→ INFORMATION PROVIDED

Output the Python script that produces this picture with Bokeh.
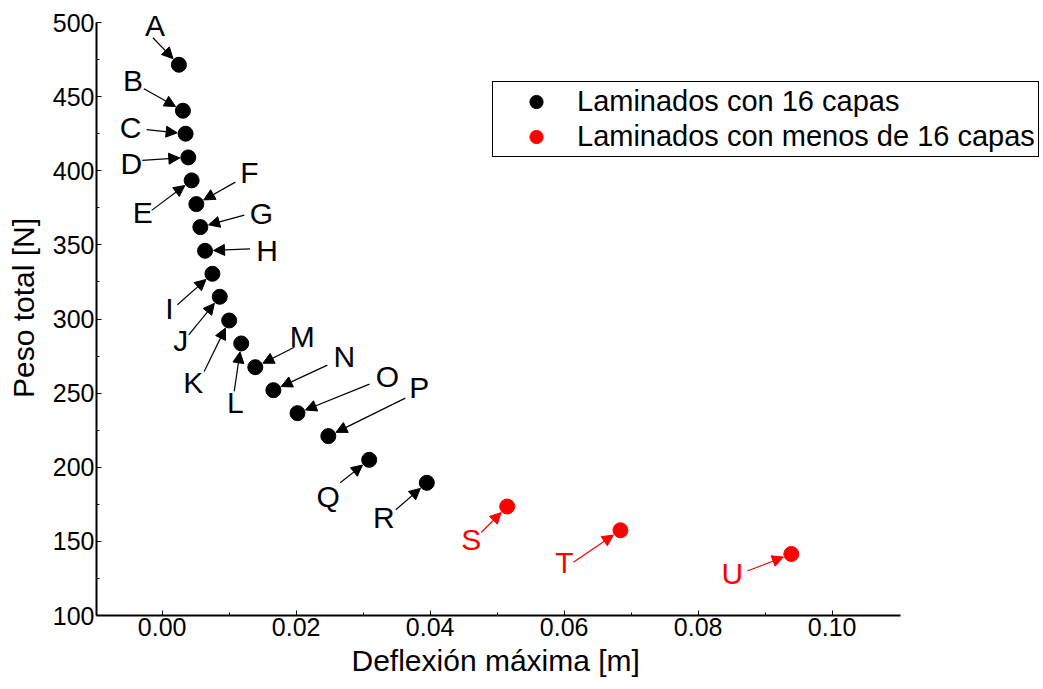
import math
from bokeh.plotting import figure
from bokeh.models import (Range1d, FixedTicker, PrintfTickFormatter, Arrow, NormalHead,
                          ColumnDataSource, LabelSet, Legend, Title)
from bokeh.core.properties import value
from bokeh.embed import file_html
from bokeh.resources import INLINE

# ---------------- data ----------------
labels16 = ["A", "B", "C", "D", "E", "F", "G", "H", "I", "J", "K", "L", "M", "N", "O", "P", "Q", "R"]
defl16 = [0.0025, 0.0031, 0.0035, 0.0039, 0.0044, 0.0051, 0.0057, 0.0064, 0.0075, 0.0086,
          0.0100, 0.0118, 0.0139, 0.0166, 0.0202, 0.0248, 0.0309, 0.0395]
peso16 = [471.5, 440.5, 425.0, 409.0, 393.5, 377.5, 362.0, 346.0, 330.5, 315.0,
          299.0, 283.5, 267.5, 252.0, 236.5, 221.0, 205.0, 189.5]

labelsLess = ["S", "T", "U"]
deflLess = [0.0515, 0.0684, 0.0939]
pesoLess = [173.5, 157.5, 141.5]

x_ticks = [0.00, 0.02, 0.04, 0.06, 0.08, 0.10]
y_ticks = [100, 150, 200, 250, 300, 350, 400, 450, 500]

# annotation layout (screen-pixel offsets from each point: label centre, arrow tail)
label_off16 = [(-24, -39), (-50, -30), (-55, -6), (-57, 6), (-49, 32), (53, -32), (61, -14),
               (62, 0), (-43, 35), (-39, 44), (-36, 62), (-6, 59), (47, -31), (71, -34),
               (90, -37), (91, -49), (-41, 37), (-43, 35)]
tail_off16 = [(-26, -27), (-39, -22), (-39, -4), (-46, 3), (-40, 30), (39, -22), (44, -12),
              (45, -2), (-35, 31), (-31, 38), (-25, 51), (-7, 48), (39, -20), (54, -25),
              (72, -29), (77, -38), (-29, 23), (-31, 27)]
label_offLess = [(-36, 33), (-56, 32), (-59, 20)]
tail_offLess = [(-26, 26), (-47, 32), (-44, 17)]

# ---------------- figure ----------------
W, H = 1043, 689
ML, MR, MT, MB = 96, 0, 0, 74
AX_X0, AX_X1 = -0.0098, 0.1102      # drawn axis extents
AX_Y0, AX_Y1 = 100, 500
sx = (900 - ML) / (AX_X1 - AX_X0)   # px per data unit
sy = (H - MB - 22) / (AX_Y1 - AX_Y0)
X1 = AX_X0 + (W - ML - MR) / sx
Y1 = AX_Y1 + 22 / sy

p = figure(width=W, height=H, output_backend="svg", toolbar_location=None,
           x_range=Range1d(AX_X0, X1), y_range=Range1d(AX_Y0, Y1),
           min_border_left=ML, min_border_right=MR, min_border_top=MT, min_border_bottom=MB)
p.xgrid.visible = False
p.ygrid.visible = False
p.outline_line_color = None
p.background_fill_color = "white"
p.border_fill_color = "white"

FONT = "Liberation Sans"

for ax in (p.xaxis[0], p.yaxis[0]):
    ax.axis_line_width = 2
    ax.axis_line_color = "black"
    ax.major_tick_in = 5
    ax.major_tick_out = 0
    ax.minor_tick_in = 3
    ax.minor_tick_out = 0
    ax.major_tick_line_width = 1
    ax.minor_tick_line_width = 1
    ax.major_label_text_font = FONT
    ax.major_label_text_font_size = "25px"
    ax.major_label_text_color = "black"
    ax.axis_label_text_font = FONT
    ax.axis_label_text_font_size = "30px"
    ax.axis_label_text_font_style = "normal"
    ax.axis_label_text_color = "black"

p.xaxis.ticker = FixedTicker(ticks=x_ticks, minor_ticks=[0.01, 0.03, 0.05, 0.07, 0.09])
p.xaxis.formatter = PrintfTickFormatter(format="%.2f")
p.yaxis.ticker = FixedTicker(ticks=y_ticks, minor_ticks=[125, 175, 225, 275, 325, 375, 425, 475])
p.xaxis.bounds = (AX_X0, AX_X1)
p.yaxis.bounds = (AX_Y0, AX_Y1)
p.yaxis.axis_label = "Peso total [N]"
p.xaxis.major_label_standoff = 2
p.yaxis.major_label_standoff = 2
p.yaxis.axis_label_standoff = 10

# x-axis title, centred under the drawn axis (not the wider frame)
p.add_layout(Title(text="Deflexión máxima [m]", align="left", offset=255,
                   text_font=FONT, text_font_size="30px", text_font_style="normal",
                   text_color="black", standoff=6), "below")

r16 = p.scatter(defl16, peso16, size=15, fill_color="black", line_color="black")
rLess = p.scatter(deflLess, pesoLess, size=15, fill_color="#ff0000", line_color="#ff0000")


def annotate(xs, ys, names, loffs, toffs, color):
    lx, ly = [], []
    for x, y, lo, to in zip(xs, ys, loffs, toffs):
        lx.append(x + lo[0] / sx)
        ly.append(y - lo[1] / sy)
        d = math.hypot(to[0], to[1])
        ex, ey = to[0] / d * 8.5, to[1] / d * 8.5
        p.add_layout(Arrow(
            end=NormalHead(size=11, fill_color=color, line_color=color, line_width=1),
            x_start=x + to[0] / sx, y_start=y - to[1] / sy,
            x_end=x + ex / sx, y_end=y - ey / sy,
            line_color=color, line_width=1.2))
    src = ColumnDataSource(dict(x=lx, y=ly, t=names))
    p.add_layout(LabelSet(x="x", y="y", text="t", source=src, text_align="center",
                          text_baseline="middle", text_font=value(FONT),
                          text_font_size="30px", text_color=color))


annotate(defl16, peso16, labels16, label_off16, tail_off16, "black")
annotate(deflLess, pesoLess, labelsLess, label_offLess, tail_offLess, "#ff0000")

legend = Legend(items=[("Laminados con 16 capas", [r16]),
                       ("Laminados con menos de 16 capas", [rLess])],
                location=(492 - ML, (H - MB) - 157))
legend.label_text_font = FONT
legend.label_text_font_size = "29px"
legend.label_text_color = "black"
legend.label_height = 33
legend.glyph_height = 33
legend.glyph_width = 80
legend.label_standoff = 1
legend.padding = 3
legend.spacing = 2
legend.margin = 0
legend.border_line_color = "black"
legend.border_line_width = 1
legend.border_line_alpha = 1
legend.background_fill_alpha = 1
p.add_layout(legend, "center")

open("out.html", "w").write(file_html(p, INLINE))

→ WHAT THIS TASK INVOLVES
Reproduce every line precisely as given, omitting all pictures.

→ COMPLETED EXERCISE
Output the Python script that produces this picture with Bokeh.
import math
from bokeh.plotting import figure
from bokeh.models import (Range1d, FixedTicker, PrintfTickFormatter, Arrow, NormalHead,
                          ColumnDataSource, LabelSet, Legend, Title)
from bokeh.core.properties import value
from bokeh.embed import file_html
from bokeh.resources import INLINE

# ---------------- data ----------------
labels16 = ["A", "B", "C", "D", "E", "F", "G", "H", "I", "J", "K", "L", "M", "N", "O", "P", "Q", "R"]
defl16 = [0.0025, 0.0031, 0.0035, 0.0039, 0.0044, 0.0051, 0.0057, 0.0064, 0.0075, 0.0086,
          0.0100, 0.0118, 0.0139, 0.0166, 0.0202, 0.0248, 0.0309, 0.0395]
peso16 = [471.5, 440.5, 425.0, 409.0, 393.5, 377.5, 362.0, 346.0, 330.5, 315.0,
          299.0, 283.5, 267.5, 252.0, 236.5, 221.0, 205.0, 189.5]

labelsLess = ["S", "T", "U"]
deflLess = [0.0515, 0.0684, 0.0939]
pesoLess = [173.5, 157.5, 141.5]

x_ticks = [0.00, 0.02, 0.04, 0.06, 0.08, 0.10]
y_ticks = [100, 150, 200, 250, 300, 350, 400, 450, 500]

# annotation layout (screen-pixel offsets from each point: label centre, arrow tail)
label_off16 = [(-24, -39), (-50, -30), (-55, -6), (-57, 6), (-49, 32), (53, -32), (61, -14),
               (62, 0), (-43, 35), (-39, 44), (-36, 62), (-6, 59), (47, -31), (71, -34),
               (90, -37), (91, -49), (-41, 37), (-43, 35)]
tail_off16 = [(-26, -27), (-39, -22), (-39, -4), (-46, 3), (-40, 30), (39, -22), (44, -12),
              (45, -2), (-35, 31), (-31, 38), (-25, 51), (-7, 48), (39, -20), (54, -25),
              (72, -29), (77, -38), (-29, 23), (-31, 27)]
label_offLess = [(-36, 33), (-56, 32), (-59, 20)]
tail_offLess = [(-26, 26), (-47, 32), (-44, 17)]

# ---------------- figure ----------------
W, H = 1043, 689
ML, MR, MT, MB = 96, 0, 0, 74
AX_X0, AX_X1 = -0.0098, 0.1102      # drawn axis extents
AX_Y0, AX_Y1 = 100, 500
sx = (900 - ML) / (AX_X1 - AX_X0)   # px per data unit
sy = (H - MB - 22) / (AX_Y1 - AX_Y0)
X1 = AX_X0 + (W - ML - MR) / sx
Y1 = AX_Y1 + 22 / sy

p = figure(width=W, height=H, output_backend="svg", toolbar_location=None,
           x_range=Range1d(AX_X0, X1), y_range=Range1d(AX_Y0, Y1),
           min_border_left=ML, min_border_right=MR, min_border_top=MT, min_border_bottom=MB)
p.xgrid.visible = False
p.ygrid.visible = False
p.outline_line_color = None
p.background_fill_color = "white"
p.border_fill_color = "white"

FONT = "Liberation Sans"

for ax in (p.xaxis[0], p.yaxis[0]):
    ax.axis_line_width = 2
    ax.axis_line_color = "black"
    ax.major_tick_in = 5
    ax.major_tick_out = 0
    ax.minor_tick_in = 3
    ax.minor_tick_out = 0
    ax.major_tick_line_width = 1
    ax.minor_tick_line_width = 1
    ax.major_label_text_font = FONT
    ax.major_label_text_font_size = "25px"
    ax.major_label_text_color = "black"
    ax.axis_label_text_font = FONT
    ax.axis_label_text_font_size = "30px"
    ax.axis_label_text_font_style = "normal"
    ax.axis_label_text_color = "black"

p.xaxis.ticker = FixedTicker(ticks=x_ticks, minor_ticks=[0.01, 0.03, 0.05, 0.07, 0.09])
p.xaxis.formatter = PrintfTickFormatter(format="%.2f")
p.yaxis.ticker = FixedTicker(ticks=y_ticks, minor_ticks=[125, 175, 225, 275, 325, 375, 425, 475])
p.xaxis.bounds = (AX_X0, AX_X1)
p.yaxis.bounds = (AX_Y0, AX_Y1)
p.yaxis.axis_label = "Peso total [N]"
p.xaxis.major_label_standoff = 2
p.yaxis.major_label_standoff = 2
p.yaxis.axis_label_standoff = 10

# x-axis title, centred under the drawn axis (not the wider frame)
p.add_layout(Title(text="Deflexión máxima [m]", align="left", offset=255,
                   text_font=FONT, text_font_size="30px", text_font_style="normal",
                   text_color="black", standoff=6), "below")

r16 = p.scatter(defl16, peso16, size=15, fill_color="black", line_color="black")
rLess = p.scatter(deflLess, pesoLess, size=15, fill_color="#ff0000", line_color="#ff0000")


def annotate(xs, ys, names, loffs, toffs, color):
    lx, ly = [], []
    for x, y, lo, to in zip(xs, ys, loffs, toffs):
        lx.append(x + lo[0] / sx)
        ly.append(y - lo[1] / sy)
        d = math.hypot(to[0], to[1])
        ex, ey = to[0] / d * 8.5, to[1] / d * 8.5
        p.add_layout(Arrow(
            end=NormalHead(size=11, fill_color=color, line_color=color, line_width=1),
            x_start=x + to[0] / sx, y_start=y - to[1] / sy,
            x_end=x + ex / sx, y_end=y - ey / sy,
            line_color=color, line_width=1.2))
    src = ColumnDataSource(dict(x=lx, y=ly, t=names))
    p.add_layout(LabelSet(x="x", y="y", text="t", source=src, text_align="center",
                          text_baseline="middle", text_font=value(FONT),
                          text_font_size="30px", text_color=color))


annotate(defl16, peso16, labels16, label_off16, tail_off16, "black")
annotate(deflLess, pesoLess, labelsLess, label_offLess, tail_offLess, "#ff0000")

legend = Legend(items=[("Laminados con 16 capas", [r16]),
                       ("Laminados con menos de 16 capas", [rLess])],
                location=(492 - ML, (H - MB) - 157))
legend.label_text_font = FONT
legend.label_text_font_size = "29px"
legend.label_text_color = "black"
legend.label_height = 33
legend.glyph_height = 33
legend.glyph_width = 80
legend.label_standoff = 1
legend.padding = 3
legend.spacing = 2
legend.margin = 0
legend.border_line_color = "black"
legend.border_line_width = 1
legend.border_line_alpha = 1
legend.background_fill_alpha = 1
p.add_layout(legend, "center")

open("out.html", "w").write(file_html(p, INLINE))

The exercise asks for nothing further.